It’s deja vu for South Africa as a chronic power deficit plunges large tracts of the country into darkness and casts a pall over the already struggling economy.
Eskom Holdings SOC Ltd., which supplies most of the nation’s electricity, has instituted daily rolling blackouts since Nov. 29 to avert a total collapse of the grid — as it did in 2008 and 2015. Outages are set to persist for at least several months as the state utility’s new management contends with maintenance backlogs, construction delays and coal shortages.
Eskom is also afflicted by deep structural and financial problems. It’s racked up 419 billion rand ($30.6 billion) in debt that it’s battling to service, and it isn’t selling enough power to cover its costs. While it anticipates a loss of more than 11.2 billion rand in the 12 months through March, its ability to fire thousands of surplus workers is constrained by militant unions and a government that’s gearing up to contest elections next year.
The utility, which has depended on state guarantees and bailouts for years to operate and borrow, has warned it may need more help to survive — money President Cyril Ramaphosa’s administration can ill afford.
Here’s how the crisis at Eskom has unfolded:
Founded in 1923 and known as the Electricity Supply Commission before changing its name to Eskom in 1987, the utility built dozens of mainly coal-fired plants over six decades to become the world’s fourth-largest power company.
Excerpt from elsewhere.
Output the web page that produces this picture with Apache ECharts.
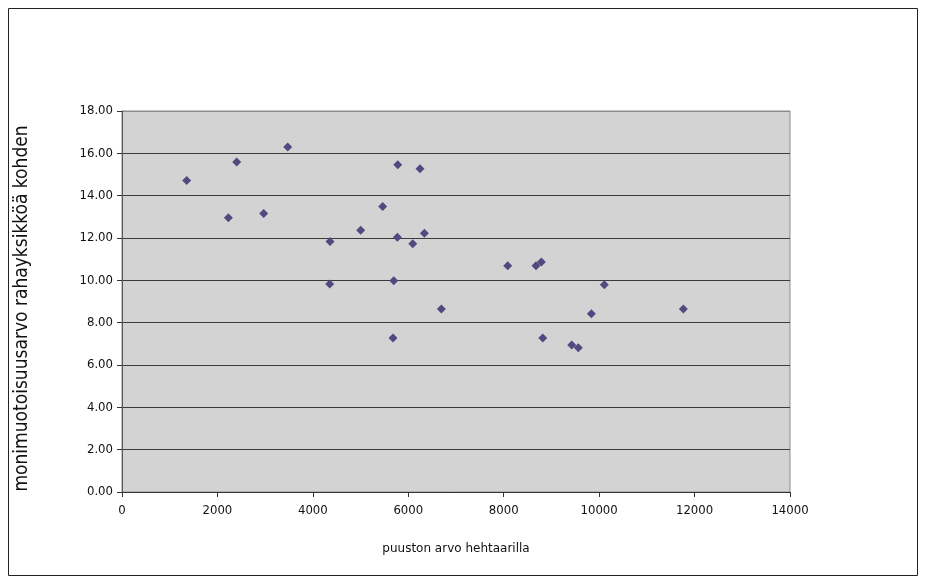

While it had considerable excess capacity by the time white-minority rule ended in 1994, that was steadily eroded as neglected black townships gained access to electricity and economy growth accelerated.
Although the energy department warned of pending power shortages in 1998, adding to generating capacity was low on the government’s list of priorities. After the government eventually recognized the looming energy crunch in late 2004, Eskom announced a series of multi-billion rand investments, including the construction of the massive Medupi and Kusile coal-fired plants.
The investments came too late. Some areas were struck by power cuts in late 2005 and 2006, countrywide rolling blackouts began in October 2007 and a national electricity emergency was declared in January 2008 as the grid neared collapse, shutting most mines and factories for five days.
Blackouts were suspended in February 2008 as Eskom brought idled plants’ units back into service and delayed maintenance to ensure the lights stayed on in the run-up to the 2010 soccer World Cup. But the lack of upkeep took its toll on its facilities, with outages resuming in 2014 and intensifying the following year.
In mid-2015, the government named Brian Molefe as Eskom’s chief executive officer, the sixth person to occupy the post within a decade. He’d headed the state pension fund manager and had been lauded for his running of state logistics company Transnet SOC Ltd.
The utility seemed to have turned a corner as Molefe set about tackling the maintenance backlog and delays in the construction of Medupi and Kusile, and several other plants came online. A limping economy eased pressure on the power supply.
The honeymoon was short-lived. Molefe quit in late 2016 after the nation’s anti-graft ombudsman accused him of favoring members of the Gupta family, who were in business with then-President Jacob Zuma’s son, in handing out coal-supply contracts. Molefe, the Guptas, Zuma and his son all denied wrongdoing.
The government scuppered an attempt by Eskom’s board to reappoint Molefe to his post in May 2017, but the company continued to lurch from one graft and mismanagement scandal to the next under a succession of three acting CEOs.
In December, Ramaphosa replaced Zuma as head of the ruling party, and the following month a new board was appointed to rehabilitate the utility. Phakamani Hadebe, a former head of the Land and Agricultural Development Bank of South Africa, was named CEO and Jabu Mabuza chairman, a post he also holds at telecommunications company Telkom SA.
The new management has moved to stamp out corruption. At least 14 senior executives and 99 other employees implicated in wrongdoing have left the company, and scores of others have been sanctioned, while 12 criminal cases have been opened.
Less headway has been made in putting the company on a sustainable footing. Labor unions and the government derailed the company’s attempt to freeze the wages of its almost 50,000 employees. Eskom eventually agreed to pay increases of 23 percent over three years and a bonus to end a series of illegal protests.
The company has also failed to pin down sufficient coal supplies, and a shortage of funds and skilled personnel have resulted in maintenance on its aging fleet slipping behind schedule — both of which have made power cuts unavoidable.
Medupi and Kusile, which were supposed to be fully operational in 2015, are still years away from completion, with their projected costs more than doubling to 292.5 billion rand.
Eskom has hired Boston Consulting Group to develop a long-term strategic plan and Lazard Ltd. to provide financial advisory services. Just how they envision the utility digging itself out of the hole it’s in remains unclear, but one thing is certain: there are no easy answers.